The bus arrived and soon delivered us to a sprawling building on 19th Street in Ship Bottom, the new Long Beach Island Grade School, where I joined forty other wide-eyed third graders, all just as fearful as I. I do not recall what transpired over the next few days until one morning that I was part of a group greeted by a beautiful young woman. She was introduced as our new teacher, Miss Nadler. Her enthusiastic love of teaching eased me into this new life on LBI and ignited my love of school.
In 1987, I returned to LBI with my own family, gradually meeting with past school friends and finally reconnecting with Joan Nadler, now Mrs. Edmund Lange. Her forty years of teaching Long Beach Island Grade School is an exceptional story of dedication, and I was thrilled to learn details of her past.
In 1951, as a nineteen-year-old sophomore at West Chester College in Pennsylvania, Joan worked weekends at her family luncheonette on the northeast corner of 13th Street in Ship Bottom. One eventful day that fall, she heard the new school desperately needed another third-grade teacher, so she quickly arranged an interview and was hired on the spot. Over the next seven years she continued to study for her degree, taking classes at Rutgers on Wednesday nights and Saturdays. It was a three-hour drive before the Parkway was built. She dated some until meeting Ed Lange, owner of a masonry business in Ship Bottom whose family emigrated to Philadelphia from Germany in the early 1940s. They married in June of 1961, at Holy Trinity Lutheran church in Brant Beach. She took a break from teaching to nurture their own three children, Randy, Jeff, and Cindy and afterward returned to teaching until retiring at age sixty-five.

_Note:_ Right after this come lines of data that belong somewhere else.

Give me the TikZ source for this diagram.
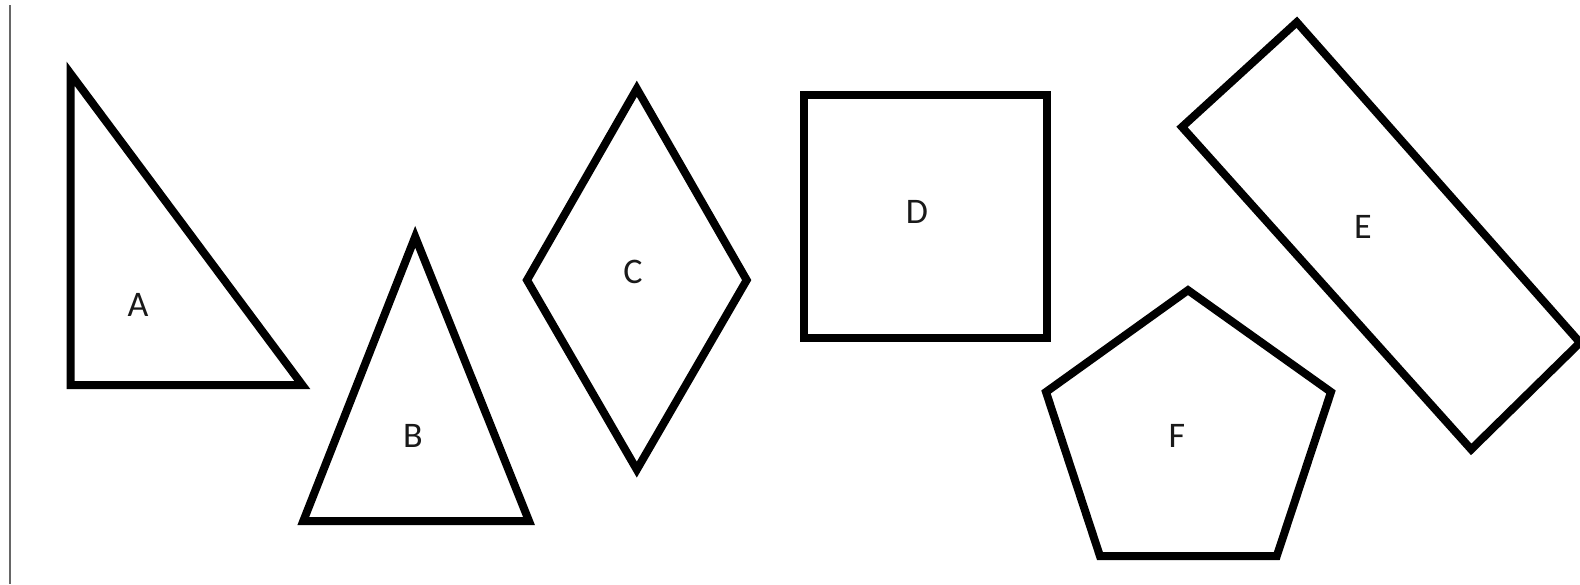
\documentclass[tikz,border=0pt]{standalone}
\usepackage{fontspec}
\setmainfont{Carlito}
\usepackage{tikz}
\usetikzlibrary{positioning,calc}

\tikzset{
  shape outline/.style={draw=black, line width=4pt, line join=miter},
  shape label/.style={font=\fontsize{18}{21}\selectfont, text=black!90}
}

\begin{document}
\begin{tikzpicture}[x=0.5pt, y=-0.5pt]
  \useasboundingbox (0,0) rectangle (1580,584);

  % Left margin rule
  \draw[black!60, line width=1pt] (10,5) -- (10,584);

  % A: right triangle
  \draw[shape outline] (70.5,73.6) -- (70.5,385) -- (302.3,385) -- cycle;
  \node[shape label] (lblA) at (138,305) {A};

  % B: isosceles triangle
  \draw[shape outline] (415.2,236.8) -- (529,521) -- (303.3,521) -- cycle;
  \node[shape label] (lblB) at (413,436) {B};

  % C: rhombus
  \draw[shape outline] (636.8,88.7) -- (746.7,280.1) -- (636.8,469.6) -- (527,280.1) -- cycle;
  \node[shape label] (lblC) at (633,272) {C};

  % D: square
  \draw[shape outline] (804.1,94.7) rectangle (1047,337.6);
  \node[shape label] (lblD) at (917,212) {D};

  % E: tilted rectangle
  \draw[shape outline] (1296.8,22.2) -- (1580,342.6) -- (1471.2,449.4) -- (1182,127) -- cycle;
  \node[shape label] (lblE) at (1363,227) {E};

  % F: pentagon
  \draw[shape outline] (1188,290.2) -- (1331,392) -- (1276.7,556.2) -- (1100,556.2) -- (1046,392) -- cycle;
  \node[shape label] (lblF) at (1177,436) {F};
\end{tikzpicture}
\end{document}
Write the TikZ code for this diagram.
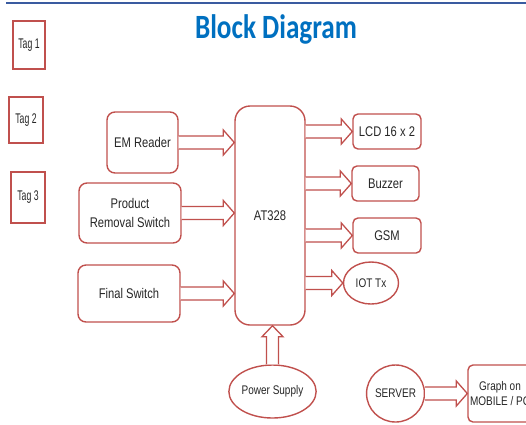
\documentclass[tikz,border=0pt]{standalone}
\usepackage{fontspec}
\usetikzlibrary{calc}
\newfontfamily\boxfont[FakeStretch=0.8]{Liberation Sans}
\newfontfamily\tagfont[FakeStretch=0.62]{Liberation Sans}
\newfontfamily\titlefont[FakeStretch=0.8]{Carlito}
\definecolor{blockred}{HTML}{C0504D}
\definecolor{titleblue}{HTML}{0070C0}
\definecolor{ruleblue}{HTML}{3A5BA0}
\definecolor{labelgray}{HTML}{262626}

\tikzset{
  tagbox/.style={draw=blockred, line width=1.4pt, inner sep=0pt, text=labelgray, font=\tagfont\fontsize{14}{16}\selectfont},
  block/.style={draw=blockred, line width=1.4pt, rounded corners=5pt, inner sep=0pt, align=center, text=labelgray, font=\boxfont\fontsize{14}{19}\selectfont},
  oval/.style={draw=blockred, line width=1.4pt, ellipse, inner sep=0pt, align=center, text=labelgray, font=\boxfont\fontsize{12.5}{15}\selectfont},
  fatarrow/.style={draw=blockred, fill=white, line width=1.3pt, line join=miter}
}

% block arrow, left to right, at the height of the first point
\newcommand{\fatarrowh}[2]{%
  \draw[fatarrow] let \p1=(#1), \p2=(#2) in
    (\x1,\y1+6.5pt) -- (\x2-11pt,\y1+6.5pt) -- (\x2-11pt,\y1+12.5pt) -- (\x2,\y1)
    -- (\x2-11pt,\y1-12.5pt) -- (\x2-11pt,\y1-6.5pt) -- (\x1,\y1-6.5pt);}
% block arrow, pointing up
\newcommand{\fatarrowv}[2]{%
  \draw[fatarrow] let \p1=(#1), \p2=(#2) in
    (\x1-6pt,\y1) -- (\x1-6pt,\y2-11pt) -- (\x1-10.5pt,\y2-11pt) -- (\x1,\y2)
    -- (\x1+10.5pt,\y2-11pt) -- (\x1+6pt,\y2-11pt) -- (\x1+6pt,\y1);}

\usetikzlibrary{shapes.geometric}

\begin{document}
\begin{tikzpicture}[x=1pt, y=-1pt]
  \useasboundingbox (0,0) rectangle (526,424);
  \clip (0,0) rectangle (526,424);

  % heading
  \draw[ruleblue, line width=1.6pt] (6,3) -- (526,3);
  \node[anchor=base, text=titleblue, font=\titlefont\bfseries\fontsize{34}{36}\selectfont, inner sep=0pt] (title) at (276,38) {Block Diagram};

  % tags
  \node[tagbox, minimum width=32pt, minimum height=48pt] (tag1) at (29,45) {Tag 1};
  \node[tagbox, minimum width=34pt, minimum height=46pt] (tag2) at (26,120) {Tag 2};
  \node[tagbox, minimum width=34pt, minimum height=51pt] (tag3) at (28,197.5) {Tag 3};

  % inputs
  \node[block, rounded corners=8pt, minimum width=71pt, minimum height=61pt] (em) at (142.5,142.5) {EM Reader};
  \node[block, rounded corners=8pt, minimum width=102pt, minimum height=60pt] (prs) at (130,213) {Product\\Removal Switch};
  \node[block, rounded corners=8pt, minimum width=102pt, minimum height=57pt] (fsw) at (129,293.5) {Final Switch};

  % controller
  \node[block, rounded corners=15pt, minimum width=70pt, minimum height=219pt] (mcu) at (270,215.5) {AT328};

  % outputs
  \node[block, minimum width=68pt, minimum height=35pt] (lcd) at (387,131.5) {LCD 16 x 2};
  \node[block, minimum width=67pt, minimum height=35pt] (buz) at (385.5,183.5) {Buzzer};
  \node[block, minimum width=68pt, minimum height=35pt] (gsm) at (387,235.5) {GSM};
  \node[oval, minimum width=55pt, minimum height=42pt] (iot) at (371,283) {IOT Tx};

  % supply and server side
  \node[oval, minimum width=85pt, minimum height=53pt] (pwr) at (272.5,391.5) {Power Supply};
  \node[oval, minimum width=50pt, minimum height=57pt] (srv) at (395.5,393.5) {SERVER};
  \node[block, minimum width=64pt, minimum height=57pt, font=\boxfont\fontsize{12.5}{15}\selectfont] (graph) at (500,393.5) {Graph on\\MOBILE / PC};

  \fatarrowh{em.east}{mcu.west}
  \fatarrowh{prs.east}{mcu.west}
  \fatarrowh{fsw.east}{mcu.west}
  \fatarrowh{mcu.east |- lcd.west}{lcd.west}
  \fatarrowh{mcu.east |- buz.west}{buz.west}
  \fatarrowh{mcu.east |- gsm.west}{gsm.west}
  \fatarrowh{mcu.east |- iot.west}{iot.west}
  \fatarrowv{pwr.north}{mcu.south}
  \fatarrowh{srv.east}{graph.west}
\end{tikzpicture}
\end{document}
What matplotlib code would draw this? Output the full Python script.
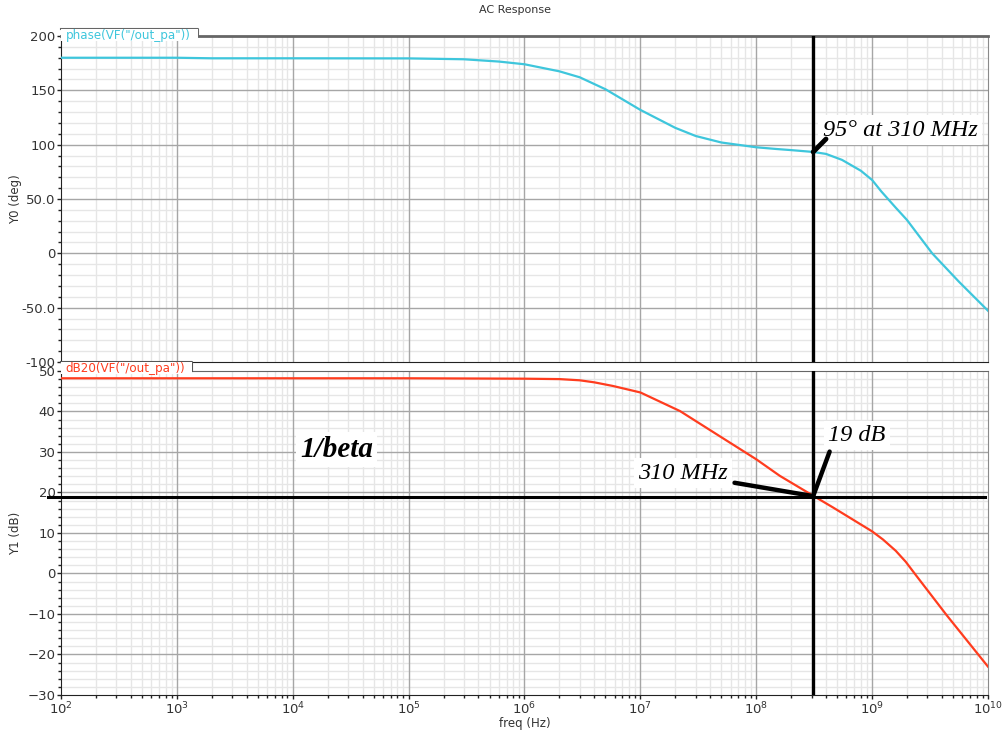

Joan initiated the first computer classes at both Island elementary schools, established programs for gifted children and all-day kindergarten in addition to welcoming hundreds of young children to the thrill of learning. I remember being enthralled during rest time after lunch as she read chapters from books by Louisa May Alcott. I wonder how many other children also fell in love with Mrs. Lange over these many years.
As I continue to learn more Island history each time I visit Joan, it is easy to fall in love again with this gregarious, kind woman, and ardent Phillies fan, who became my teacher in 1951. Her calico cat, Mimsy, agrees with me and cuddles under her chin to listen.